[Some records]

------------------------

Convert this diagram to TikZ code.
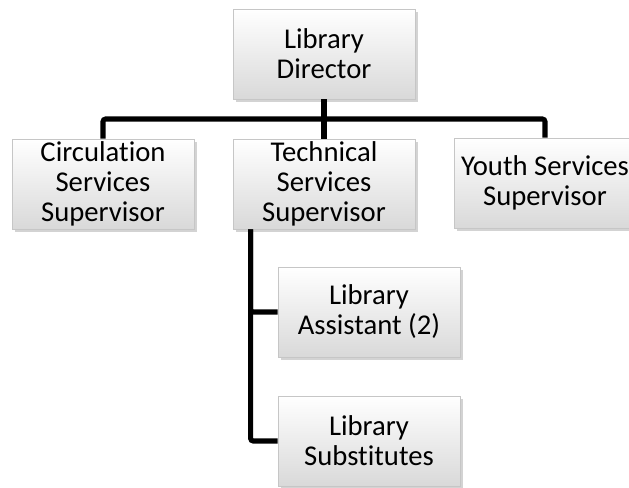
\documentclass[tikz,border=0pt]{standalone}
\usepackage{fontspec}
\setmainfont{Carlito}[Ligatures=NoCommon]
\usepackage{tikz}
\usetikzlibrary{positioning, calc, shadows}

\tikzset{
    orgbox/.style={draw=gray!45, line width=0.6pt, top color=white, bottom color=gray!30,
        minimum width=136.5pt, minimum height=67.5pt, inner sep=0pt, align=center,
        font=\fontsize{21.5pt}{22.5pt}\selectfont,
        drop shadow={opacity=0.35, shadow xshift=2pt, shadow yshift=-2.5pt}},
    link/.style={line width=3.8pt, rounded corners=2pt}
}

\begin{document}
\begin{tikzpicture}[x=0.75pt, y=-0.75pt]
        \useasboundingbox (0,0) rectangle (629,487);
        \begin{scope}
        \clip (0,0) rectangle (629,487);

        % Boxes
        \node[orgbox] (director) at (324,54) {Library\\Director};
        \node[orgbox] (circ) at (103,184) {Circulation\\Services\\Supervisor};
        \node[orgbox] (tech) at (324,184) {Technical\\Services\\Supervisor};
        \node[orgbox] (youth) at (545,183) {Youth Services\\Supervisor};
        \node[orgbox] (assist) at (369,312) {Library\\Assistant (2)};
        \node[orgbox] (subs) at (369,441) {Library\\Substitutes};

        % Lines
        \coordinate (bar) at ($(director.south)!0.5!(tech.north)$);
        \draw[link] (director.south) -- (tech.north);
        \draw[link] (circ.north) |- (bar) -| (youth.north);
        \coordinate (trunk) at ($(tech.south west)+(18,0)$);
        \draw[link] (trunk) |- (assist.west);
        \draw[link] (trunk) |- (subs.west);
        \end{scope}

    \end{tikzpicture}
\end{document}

------------------------

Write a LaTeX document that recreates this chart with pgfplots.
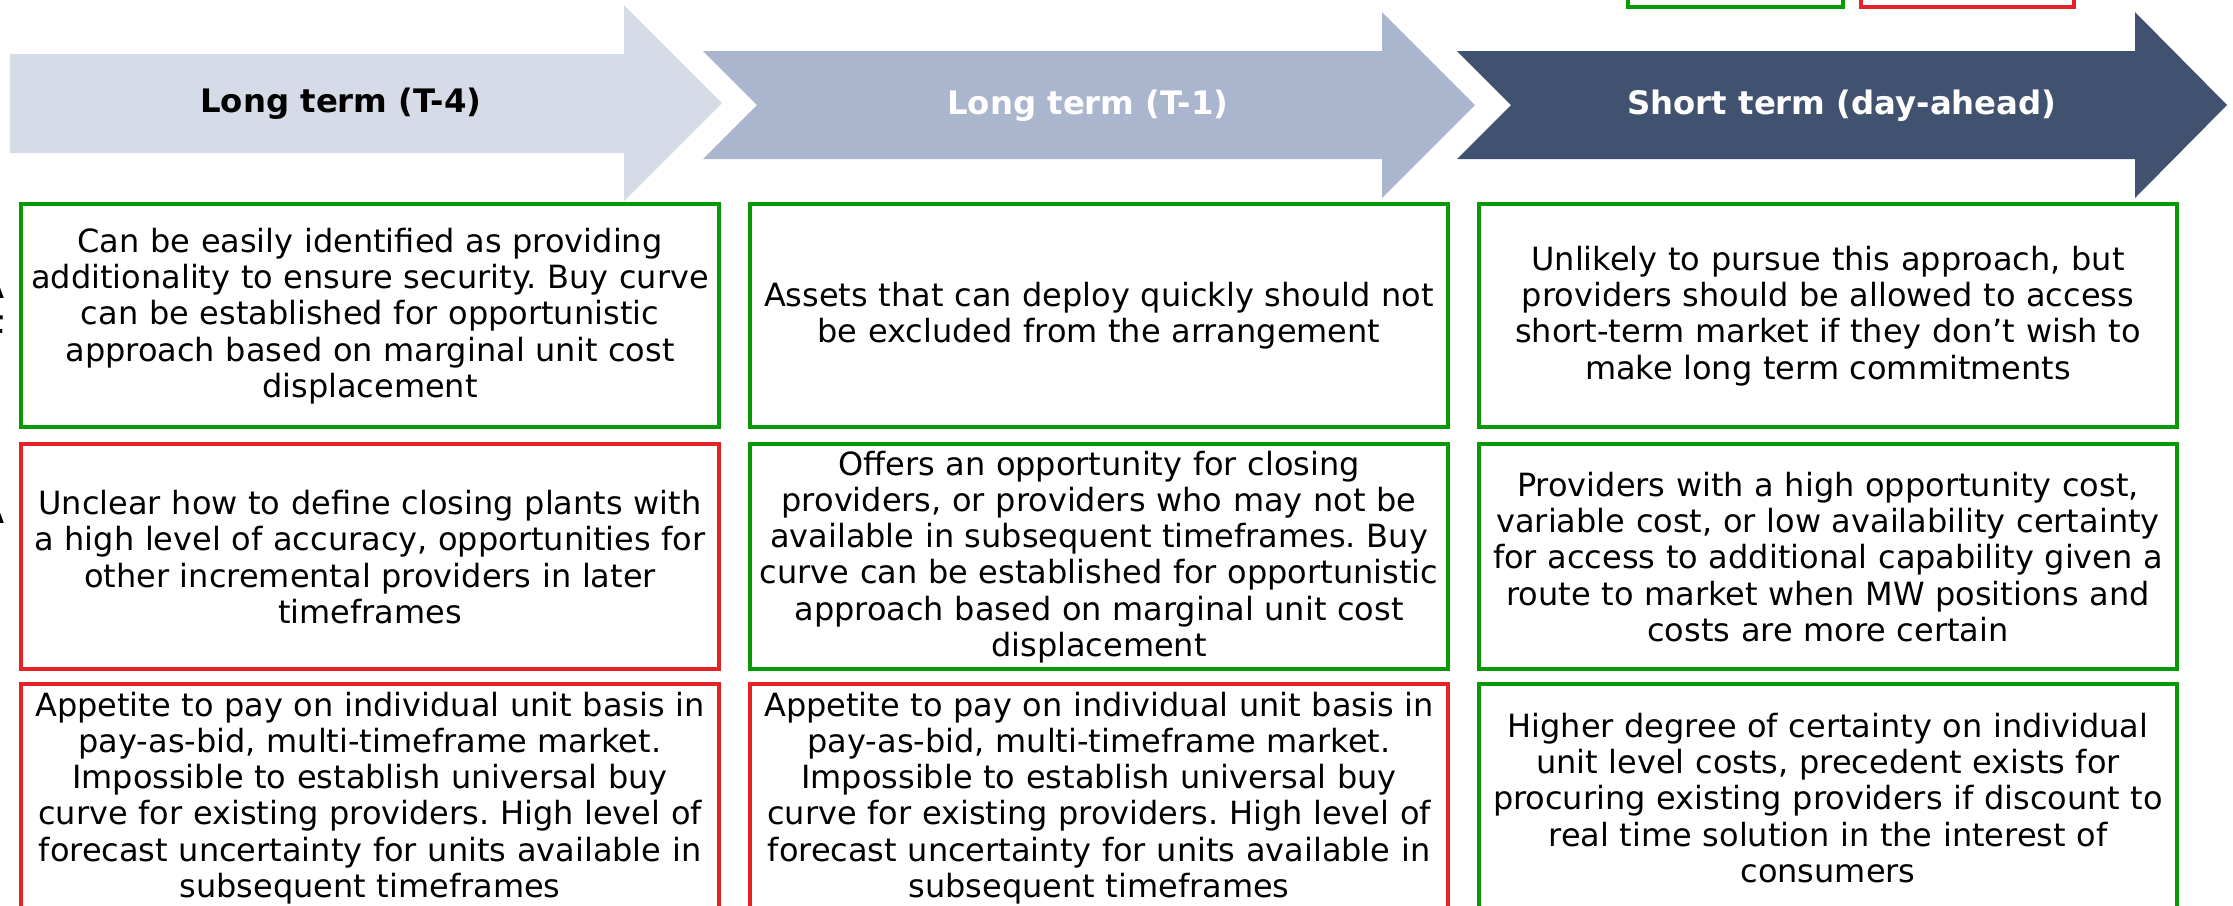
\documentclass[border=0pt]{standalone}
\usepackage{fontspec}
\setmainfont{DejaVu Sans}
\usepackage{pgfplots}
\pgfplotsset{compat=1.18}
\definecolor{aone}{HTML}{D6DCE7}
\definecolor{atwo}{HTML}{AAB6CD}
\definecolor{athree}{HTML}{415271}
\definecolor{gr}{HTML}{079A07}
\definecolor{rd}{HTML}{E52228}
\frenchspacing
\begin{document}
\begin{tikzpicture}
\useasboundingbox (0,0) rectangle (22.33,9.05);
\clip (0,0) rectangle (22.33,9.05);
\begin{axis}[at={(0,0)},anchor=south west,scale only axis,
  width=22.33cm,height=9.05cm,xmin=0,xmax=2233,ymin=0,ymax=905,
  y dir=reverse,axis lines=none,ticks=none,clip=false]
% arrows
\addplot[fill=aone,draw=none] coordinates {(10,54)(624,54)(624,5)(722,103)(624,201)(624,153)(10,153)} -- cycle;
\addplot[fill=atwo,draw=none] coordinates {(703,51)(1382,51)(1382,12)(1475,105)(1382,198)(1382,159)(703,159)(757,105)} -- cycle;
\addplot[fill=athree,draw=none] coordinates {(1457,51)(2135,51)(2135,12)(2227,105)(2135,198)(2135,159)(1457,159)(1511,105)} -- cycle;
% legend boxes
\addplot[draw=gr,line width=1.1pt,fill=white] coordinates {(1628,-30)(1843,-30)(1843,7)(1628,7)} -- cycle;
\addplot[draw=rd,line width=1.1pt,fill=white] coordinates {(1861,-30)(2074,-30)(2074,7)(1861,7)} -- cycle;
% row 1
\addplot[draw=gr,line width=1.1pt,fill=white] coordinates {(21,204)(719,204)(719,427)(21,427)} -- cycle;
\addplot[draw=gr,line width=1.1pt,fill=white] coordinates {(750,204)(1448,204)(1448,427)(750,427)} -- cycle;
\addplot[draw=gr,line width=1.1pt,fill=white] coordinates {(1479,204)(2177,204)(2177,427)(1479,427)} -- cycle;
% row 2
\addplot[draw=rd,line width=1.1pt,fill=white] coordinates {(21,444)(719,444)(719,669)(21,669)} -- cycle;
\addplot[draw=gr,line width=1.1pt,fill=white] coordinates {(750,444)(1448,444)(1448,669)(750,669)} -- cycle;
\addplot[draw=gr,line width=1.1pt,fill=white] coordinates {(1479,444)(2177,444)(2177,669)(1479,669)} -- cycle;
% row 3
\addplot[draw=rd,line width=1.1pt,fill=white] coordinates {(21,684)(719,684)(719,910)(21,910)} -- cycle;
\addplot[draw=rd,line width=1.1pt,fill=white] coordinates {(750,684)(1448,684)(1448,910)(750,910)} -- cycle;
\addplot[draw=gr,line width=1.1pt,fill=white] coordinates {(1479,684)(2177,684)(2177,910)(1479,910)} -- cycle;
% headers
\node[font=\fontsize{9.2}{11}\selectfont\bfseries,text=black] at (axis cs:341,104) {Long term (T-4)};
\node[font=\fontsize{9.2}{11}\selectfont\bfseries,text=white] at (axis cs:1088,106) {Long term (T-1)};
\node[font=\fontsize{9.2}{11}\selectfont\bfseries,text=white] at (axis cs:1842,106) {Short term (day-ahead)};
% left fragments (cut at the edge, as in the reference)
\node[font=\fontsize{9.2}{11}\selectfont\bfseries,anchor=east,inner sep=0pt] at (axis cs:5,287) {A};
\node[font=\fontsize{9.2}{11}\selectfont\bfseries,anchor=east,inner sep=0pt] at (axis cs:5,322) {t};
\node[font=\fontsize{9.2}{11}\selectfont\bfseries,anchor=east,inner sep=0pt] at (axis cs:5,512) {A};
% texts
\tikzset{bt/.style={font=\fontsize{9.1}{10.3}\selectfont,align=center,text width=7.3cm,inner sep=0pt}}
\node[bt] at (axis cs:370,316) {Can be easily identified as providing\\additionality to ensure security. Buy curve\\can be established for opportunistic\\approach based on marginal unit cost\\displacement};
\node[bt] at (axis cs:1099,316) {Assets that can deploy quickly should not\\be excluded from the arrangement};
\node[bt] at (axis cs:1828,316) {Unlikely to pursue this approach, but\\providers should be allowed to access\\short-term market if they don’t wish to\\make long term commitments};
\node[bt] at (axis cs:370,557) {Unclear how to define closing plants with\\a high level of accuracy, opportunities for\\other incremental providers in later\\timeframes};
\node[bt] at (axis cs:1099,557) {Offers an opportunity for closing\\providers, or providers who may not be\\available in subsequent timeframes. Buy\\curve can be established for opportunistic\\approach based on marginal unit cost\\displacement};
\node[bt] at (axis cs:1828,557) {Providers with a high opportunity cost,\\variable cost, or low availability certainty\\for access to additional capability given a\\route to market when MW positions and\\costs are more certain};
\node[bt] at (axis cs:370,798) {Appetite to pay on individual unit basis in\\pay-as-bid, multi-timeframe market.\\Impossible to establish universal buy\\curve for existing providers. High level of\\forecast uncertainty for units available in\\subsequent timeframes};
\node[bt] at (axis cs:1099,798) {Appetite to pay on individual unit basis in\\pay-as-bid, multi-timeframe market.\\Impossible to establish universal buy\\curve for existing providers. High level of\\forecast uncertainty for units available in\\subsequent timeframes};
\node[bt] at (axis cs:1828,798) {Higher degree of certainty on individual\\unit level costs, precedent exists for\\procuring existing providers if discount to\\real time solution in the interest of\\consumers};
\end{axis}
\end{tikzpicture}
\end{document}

------------------------

# AIM
Gather each line of the records holding the string "that".

# THE OUTPUT
Write a LaTeX document that recreates this chart with pgfplots.
\node[bt] at (axis cs:1099,316) {Assets that can deploy quickly should not\\be excluded from the arrangement};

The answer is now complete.